- Poster
- Directed by: G. V. R. Seshagiri Rao
- Story by: K. Balachander
- Based on: Ethir Neechal by K. Balachander
- Produced by: T. Mohan Rao
- Starring: Chalam; Sharada; S. V. Ranga Rao;
- Cinematography: Bhaskar Rao Polu
- Edited by: Anki Reddy Veluri
- Music by: V. Kumar
- Production company: Sri Ramana Chitra
- Release date: 14 January 1970;
- Country: India
- Language: Telugu

= Sambarala Rambabu =

Sambarala Rambabu is a 1970 Indian Telugu-language comedy drama film directed by G. V. R. Seshagiri Rao and produced by T. Mohan Rao. It is a remake of K. Balachander's 1968 Tamil film Ethir Neechal, itself based on his stage play of the same name. The film stars Chalam, Sharada and S. V. Ranga Rao.

== Production ==
Sambarala Rambabu was directed by G. V. R. Seshagiri Rao and produced by T. Mohan Rao under Sri Ramana Chitra.

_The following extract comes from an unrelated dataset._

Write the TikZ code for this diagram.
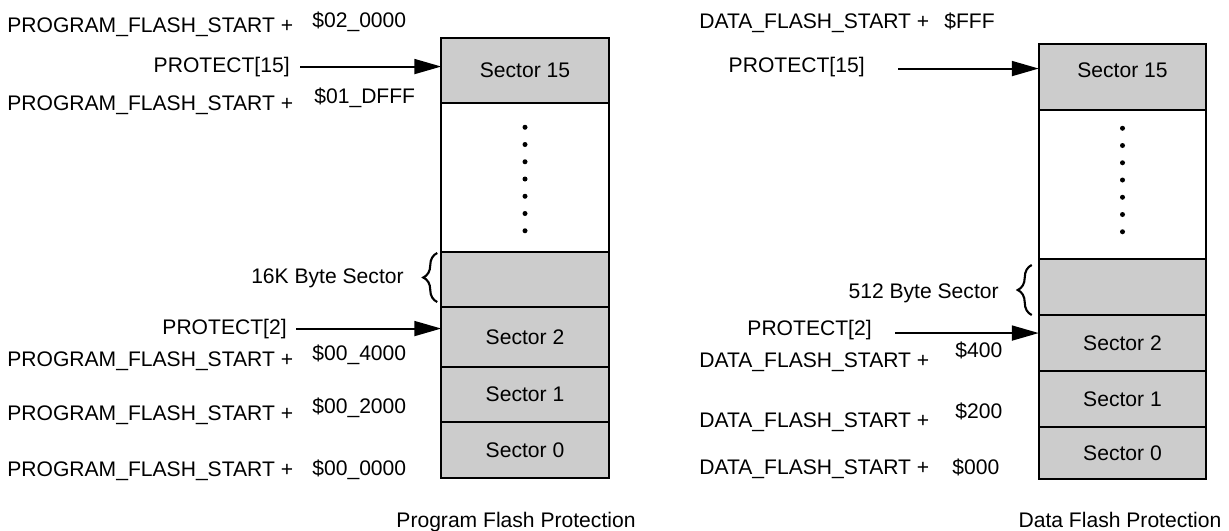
\documentclass[tikz,border=0pt]{standalone}
\usepackage{fontspec}
\setmainfont{Liberation Sans}
\usepackage{xcolor}
\usetikzlibrary{arrows.meta, positioning, decorations.pathreplacing}
\definecolor{secgray}{HTML}{CCCCCC}

\begin{document}
\begin{tikzpicture}[
  every node/.style = {font=\fontsize{12}{14}\selectfont},
  sector/.style = {
    rectangle, draw=black, fill=secgray, line width=1pt,
    minimum width=3.35cm, inner sep=0pt, outer sep=0pt,
    text centered
  },
  gapbox/.style = {sector, fill=white},
  lbl/.style = {inner sep=0pt},
  arr/.style = {-{Triangle[length=0.54cm, width=0.30cm]}, line width=1.1pt},
  brc/.style = {decorate, decoration={brace, amplitude=0.28cm}, line width=1.2pt}
]
\useasboundingbox (0,0) rectangle (24.58,-10.62);

% Program flash column
\node[sector, minimum height=1.30cm, anchor=north] (p15) at (10.50,-0.76) {Sector 15};
\node[gapbox, minimum height=2.98cm, below=0pt of p15] (pdots) {};
\node[sector, minimum height=1.10cm, below=0pt of pdots] (pblank) {};
\node[sector, minimum height=1.20cm, below=0pt of pblank] (p2) {Sector 2};
\node[sector, minimum height=1.10cm, below=0pt of p2] (p1) {Sector 1};
\node[sector, minimum height=1.12cm, below=0pt of p1] (p0) {Sector 0};

% Data flash column
\node[sector, minimum height=1.32cm, text depth=0.28cm, anchor=north] (d15) at (22.45,-0.88) {Sector 15};
\node[gapbox, minimum height=2.98cm, below=0pt of d15] (ddots) {};
\node[sector, minimum height=1.12cm, below=0pt of ddots] (dblank) {};
\node[sector, minimum height=1.12cm, below=0pt of dblank] (d2) {Sector 2};
\node[sector, minimum height=1.12cm, below=0pt of d2] (d1) {Sector 1};
\node[sector, minimum height=1.04cm, below=0pt of d1] (d0) {Sector 0};

% Dots in the skipped sectors
\foreach \col/\dy in {pdots/-0.03, ddots/0.09}
  \foreach \k in {-3,...,3}
    \fill (\col.center) ++(0,\dy+\k*0.345) circle (0.05);

% Program flash addresses
\node[lbl, anchor=base west] (pa0) at (0.14,-0.64) {PROGRAM\_FLASH\_START +};
\node[lbl, anchor=base west] (pv0) at (6.24,-0.54) {\$02\_0000};
\node[lbl, anchor=base west] (pa1) at (0.14,-2.20) {PROGRAM\_FLASH\_START +};
\node[lbl, anchor=base west] (pv1) at (6.28,-2.06) {\$01\_DFFF};
\node[lbl, anchor=base west] (pa2) at (0.14,-7.32) {PROGRAM\_FLASH\_START +};
\node[lbl, anchor=base west] (pv2) at (6.24,-7.20) {\$00\_4000};
\node[lbl, anchor=base west] (pa3) at (0.14,-8.40) {PROGRAM\_FLASH\_START +};
\node[lbl, anchor=base west] (pv3) at (6.24,-8.26) {\$00\_2000};
\node[lbl, anchor=base west] (pa4) at (0.14,-9.52) {PROGRAM\_FLASH\_START +};
\node[lbl, anchor=base west] (pv4) at (6.24,-9.50) {\$00\_0000};

% Data flash addresses
\node[lbl, anchor=base west] (da0) at (13.98,-0.56) {DATA\_FLASH\_START +};
\node[lbl, anchor=base west] (dv0) at (18.88,-0.56) {\$FFF};
\node[lbl, anchor=base west] (da1) at (13.98,-7.34) {DATA\_FLASH\_START +};
\node[lbl, anchor=base west] (dv1) at (19.10,-7.14) {\$400};
\node[lbl, anchor=base west] (da2) at (13.98,-8.54) {DATA\_FLASH\_START +};
\node[lbl, anchor=base west] (dv2) at (19.10,-8.36) {\$200};
\node[lbl, anchor=base west] (da3) at (13.98,-9.48) {DATA\_FLASH\_START +};
\node[lbl, anchor=base west] (dv3) at (19.04,-9.48) {\$000};

% Protect bits
\node[lbl, anchor=base east] (pr15) at (5.80,-1.44) {PROTECT[15]};
\node[lbl, anchor=base east] (pr2) at (5.74,-6.68) {PROTECT[2]};
\node[lbl, anchor=base east] (dr15) at (17.30,-1.44) {PROTECT[15]};
\node[lbl, anchor=base east] (dr2) at (17.44,-6.70) {PROTECT[2]};

% Sector size notes
\node[lbl, anchor=base east] (psize) at (8.08,-5.66) {16K Byte Sector};
\node[lbl, anchor=base east] (dsize) at (19.98,-5.96) {512 Byte Sector};

% Captions
\node[lbl, anchor=base] (ptitle) at (10.32,-10.54) {Program Flash Protection};
\node[lbl, anchor=base] (dtitle) at (22.40,-10.54) {Data Flash Protection};

% Arrows
\draw[arr] ([xshift=0.20cm]pr15.east) -- (pr15.east -| p15.west);
\draw[arr] ([xshift=0.18cm]pr2.east) -- (pr2.east -| p2.west);
\draw[arr] ([xshift=0.66cm,yshift=-0.04cm]dr15.east) -- ([yshift=-0.04cm]dr15.east -| d15.west);
\draw[arr] ([xshift=0.46cm,yshift=-0.07cm]dr2.east) -- ([yshift=-0.07cm]dr2.east -| d2.west);

% Braces
\draw[brc] ([xshift=-0.08cm,yshift=0.10cm]pblank.south west) -- ([xshift=-0.08cm,yshift=-0.02cm]pblank.north west);
\draw[brc] ([xshift=-0.14cm]dblank.south west) -- ([xshift=-0.14cm,yshift=-0.12cm]dblank.north west);

\end{tikzpicture}
\end{document}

It is a remake of the 1968 Tamil film Ethir Neechal written and directed by K. Balachander, itself based on his stage play of the same name. S. V. Ranga Rao was cast as the cook Nair. Raman, who played the role on stage, was hired to supervise the shoot. During the filming of the song "Sedi Ketto", Raman suggested that Ranga Rao dance, but the latter refused. After Raman told Ranga Rao that he only had to do a few comic moves, he assented, and the segment attained popularity. Cinematography was handled by Bhaskar Rao Polu and editing by Anki Reddy Veluri.

== Soundtrack ==
The soundtrack of the film was composed by V. Kumar while the lyrics were written by Rajasri. The playback singers were P. Susheela, P. Leela, K. Jamuna Rani, Swarna, P. B. Sreenivas, S. P. Balasubrahmanyam, Pitapuram Nageshwara Rao, J. V. Raghavulu and Madhavapedhi Satyam. The songs "Maamaa Chandamama Vinaraavaa" and "Vinnara Vinnara Ee Vintanu Vinnara" attained popularity.